Source excerpt:
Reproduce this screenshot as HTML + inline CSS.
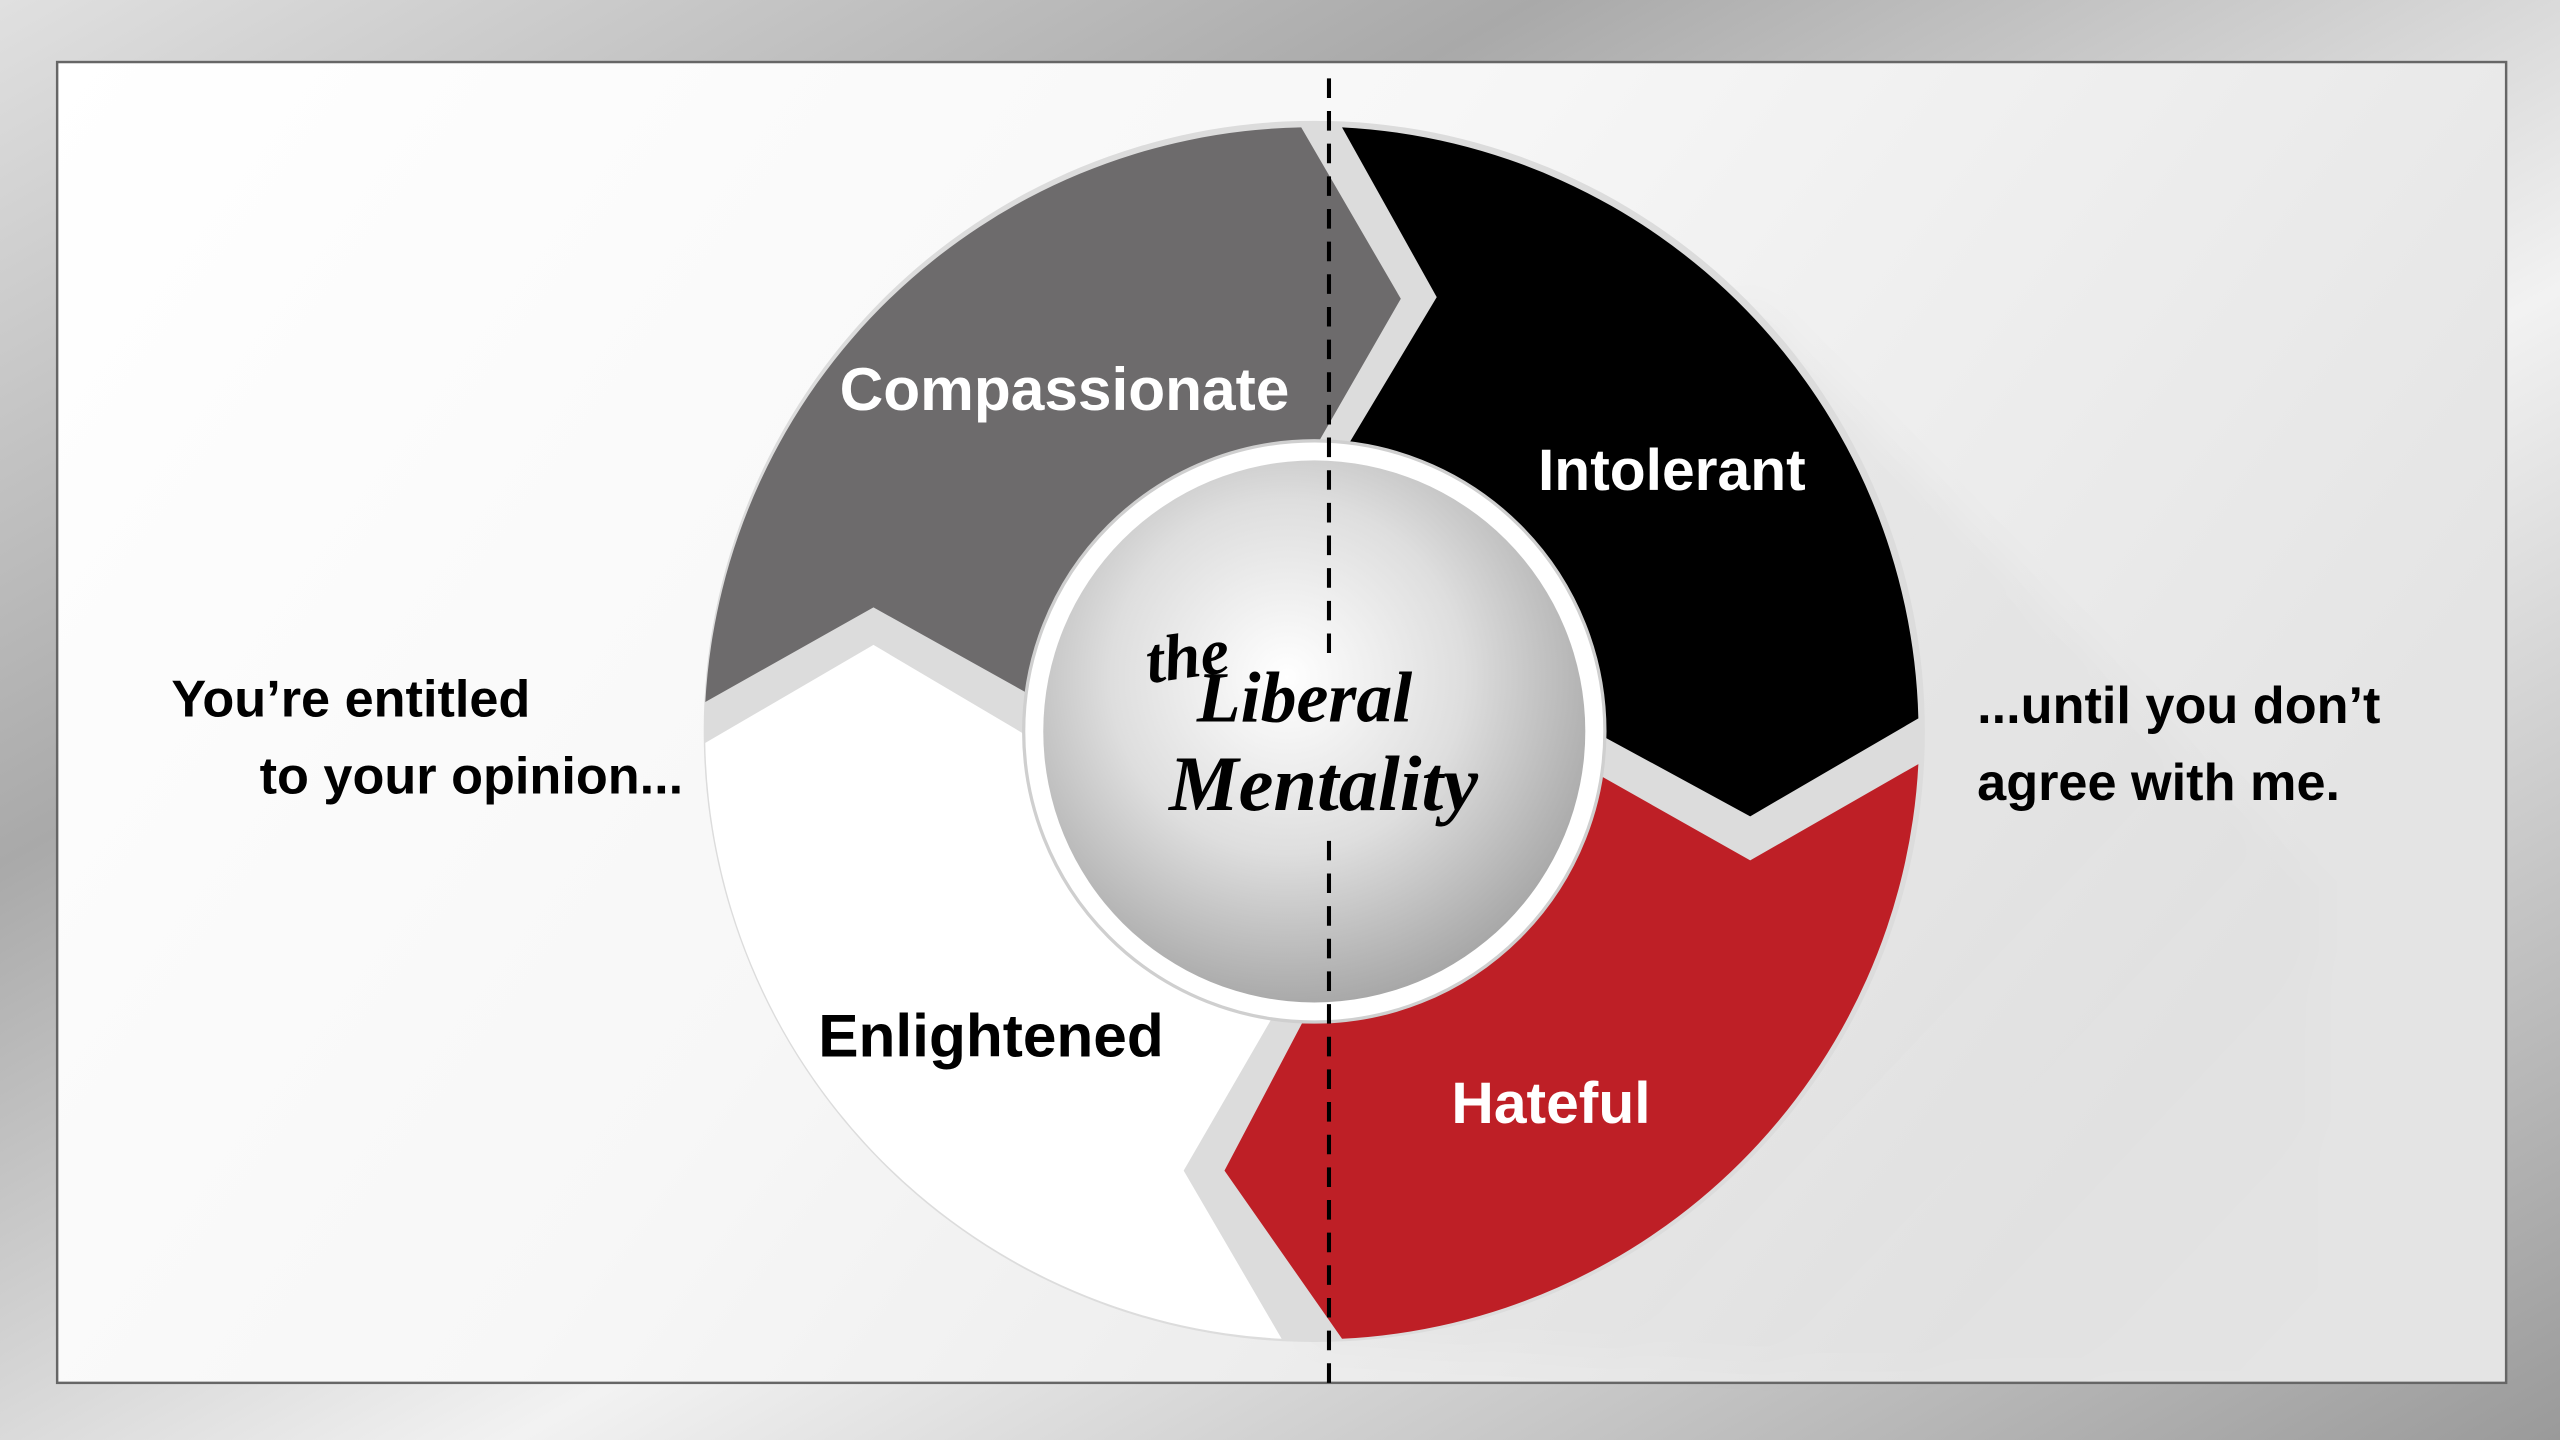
<!DOCTYPE html>
<html><head><meta charset="utf-8"><style>
html,body{margin:0;padding:0;width:2560px;height:1440px;overflow:hidden;background:#c8c8c8}
svg{display:block}
</style></head><body>
<svg width="2560" height="1440" viewBox="0 0 1568 882" xmlns="http://www.w3.org/2000/svg">
<defs>
<linearGradient id="frame" x1="0" y1="0" x2="1" y2="1">
<stop offset="0" stop-color="#e0e0e0"/><stop offset="0.3" stop-color="#a9a9a9"/><stop offset="0.6" stop-color="#f2f2f2"/><stop offset="1" stop-color="#9a9a9a"/>
</linearGradient>
<linearGradient id="bg" x1="0" y1="0" x2="1" y2="0.4">
<stop offset="0" stop-color="#ffffff"/><stop offset="0.5" stop-color="#f7f7f7"/><stop offset="1" stop-color="#e4e4e4"/>
</linearGradient>
<radialGradient id="disc" cx="0.45" cy="0.4" r="0.65">
<stop offset="0" stop-color="#ffffff"/><stop offset="0.5" stop-color="#dedede"/><stop offset="1" stop-color="#a0a0a0"/>
</radialGradient>
<linearGradient id="shadow" x1="0" y1="0" x2="1" y2="1">
<stop offset="0" stop-color="#000" stop-opacity="0.05"/><stop offset="1" stop-color="#000" stop-opacity="0"/>
</linearGradient>
<filter id="blur"><feGaussianBlur stdDeviation="12"/></filter>
</defs>
<rect x="0" y="0" width="1568" height="882" fill="url(#frame)"/>
<rect x="35" y="38" width="1500" height="809" fill="url(#bg)" stroke="#666" stroke-width="1.5"/>
<path d="M1068,185 L1420,540 L1420,840 L1100,840 L800,820 Z" fill="url(#shadow)" filter="url(#blur)"/>
<circle cx="805" cy="448" r="374" fill="#dcdcdc"/>
<path d="M805,448 L630,425 L535,372 L432,430 A373,373 0 0 1 797,78 L858,183 L808,270 Z" fill="#6d6b6c"/>
<path d="M805,448 L826,272 L880,182 L822,78 A372,372 0 0 1 1175,440 L1072,500 L980,450 Z" fill="#000"/>
<path d="M805,448 L980,475 L1072,527 L1175,468 A372,372 0 0 1 822,820 L750,717 L800,622 Z" fill="#be1f26"/>
<path d="M805,448 L780,622 L725,717 L785,820 A372,372 0 0 1 432,455 L535,395 L628,450 Z" fill="#ffffff"/>
<circle cx="805" cy="448" r="178" fill="#ffffff" stroke="#cfcfcf" stroke-width="2"/>
<circle cx="805" cy="448" r="166" fill="url(#disc)"/>
<line x1="814" y1="48" x2="814" y2="400" stroke="#000" stroke-width="2.5" stroke-dasharray="12,8"/>
<line x1="814" y1="515" x2="814" y2="848" stroke="#000" stroke-width="2.5" stroke-dasharray="12,8"/>
<g font-family="Liberation Sans, sans-serif" font-weight="bold">
<text x="652" y="251" font-size="37" fill="#fff" text-anchor="middle">Compassionate</text>
<text x="1024" y="300" font-size="36" fill="#fff" text-anchor="middle">Intolerant</text>
<text x="950" y="688" font-size="36" fill="#fff" text-anchor="middle">Hateful</text>
<text x="607" y="647" font-size="37" fill="#000" text-anchor="middle">Enlightened</text>
<text x="105" y="439" font-size="32" fill="#000">You’re entitled</text>
<text x="159" y="486" font-size="32" fill="#000">to your opinion...</text>
<text x="1211" y="443" font-size="32" fill="#000">...until you don’t</text>
<text x="1211" y="490" font-size="32" fill="#000">agree with me.</text>
</g>
<g font-family="Liberation Serif, serif" font-style="italic" font-weight="bold" fill="#000">
<text x="702" y="416" font-size="40" transform="rotate(-8 720 405)">the</text>
<text x="733" y="442" font-size="44">Liberal</text>
<text x="716" y="496" font-size="48">Mentality</text>
</g>
</svg>
</body></html>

What is required:
Without the pictures, retype the whole of the material above exactly.

Final result:
Reproduce this screenshot as HTML + inline CSS.
<!DOCTYPE html>
<html><head><meta charset="utf-8"><style>
html,body{margin:0;padding:0;width:2560px;height:1440px;overflow:hidden;background:#c8c8c8}
svg{display:block}
</style></head><body>
<svg width="2560" height="1440" viewBox="0 0 1568 882" xmlns="http://www.w3.org/2000/svg">
<defs>
<linearGradient id="frame" x1="0" y1="0" x2="1" y2="1">
<stop offset="0" stop-color="#e0e0e0"/><stop offset="0.3" stop-color="#a9a9a9"/><stop offset="0.6" stop-color="#f2f2f2"/><stop offset="1" stop-color="#9a9a9a"/>
</linearGradient>
<linearGradient id="bg" x1="0" y1="0" x2="1" y2="0.4">
<stop offset="0" stop-color="#ffffff"/><stop offset="0.5" stop-color="#f7f7f7"/><stop offset="1" stop-color="#e4e4e4"/>
</linearGradient>
<radialGradient id="disc" cx="0.45" cy="0.4" r="0.65">
<stop offset="0" stop-color="#ffffff"/><stop offset="0.5" stop-color="#dedede"/><stop offset="1" stop-color="#a0a0a0"/>
</radialGradient>
<linearGradient id="shadow" x1="0" y1="0" x2="1" y2="1">
<stop offset="0" stop-color="#000" stop-opacity="0.05"/><stop offset="1" stop-color="#000" stop-opacity="0"/>
</linearGradient>
<filter id="blur"><feGaussianBlur stdDeviation="12"/></filter>
</defs>
<rect x="0" y="0" width="1568" height="882" fill="url(#frame)"/>
<rect x="35" y="38" width="1500" height="809" fill="url(#bg)" stroke="#666" stroke-width="1.5"/>
<path d="M1068,185 L1420,540 L1420,840 L1100,840 L800,820 Z" fill="url(#shadow)" filter="url(#blur)"/>
<circle cx="805" cy="448" r="374" fill="#dcdcdc"/>
<path d="M805,448 L630,425 L535,372 L432,430 A373,373 0 0 1 797,78 L858,183 L808,270 Z" fill="#6d6b6c"/>
<path d="M805,448 L826,272 L880,182 L822,78 A372,372 0 0 1 1175,440 L1072,500 L980,450 Z" fill="#000"/>
<path d="M805,448 L980,475 L1072,527 L1175,468 A372,372 0 0 1 822,820 L750,717 L800,622 Z" fill="#be1f26"/>
<path d="M805,448 L780,622 L725,717 L785,820 A372,372 0 0 1 432,455 L535,395 L628,450 Z" fill="#ffffff"/>
<circle cx="805" cy="448" r="178" fill="#ffffff" stroke="#cfcfcf" stroke-width="2"/>
<circle cx="805" cy="448" r="166" fill="url(#disc)"/>
<line x1="814" y1="48" x2="814" y2="400" stroke="#000" stroke-width="2.5" stroke-dasharray="12,8"/>
<line x1="814" y1="515" x2="814" y2="848" stroke="#000" stroke-width="2.5" stroke-dasharray="12,8"/>
<g font-family="Liberation Sans, sans-serif" font-weight="bold">
<text x="652" y="251" font-size="37" fill="#fff" text-anchor="middle">Compassionate</text>
<text x="1024" y="300" font-size="36" fill="#fff" text-anchor="middle">Intolerant</text>
<text x="950" y="688" font-size="36" fill="#fff" text-anchor="middle">Hateful</text>
<text x="607" y="647" font-size="37" fill="#000" text-anchor="middle">Enlightened</text>
<text x="105" y="439" font-size="32" fill="#000">You’re entitled</text>
<text x="159" y="486" font-size="32" fill="#000">to your opinion...</text>
<text x="1211" y="443" font-size="32" fill="#000">...until you don’t</text>
<text x="1211" y="490" font-size="32" fill="#000">agree with me.</text>
</g>
<g font-family="Liberation Serif, serif" font-style="italic" font-weight="bold" fill="#000">
<text x="702" y="416" font-size="40" transform="rotate(-8 720 405)">the</text>
<text x="733" y="442" font-size="44">Liberal</text>
<text x="716" y="496" font-size="48">Mentality</text>
</g>
</svg>
</body></html>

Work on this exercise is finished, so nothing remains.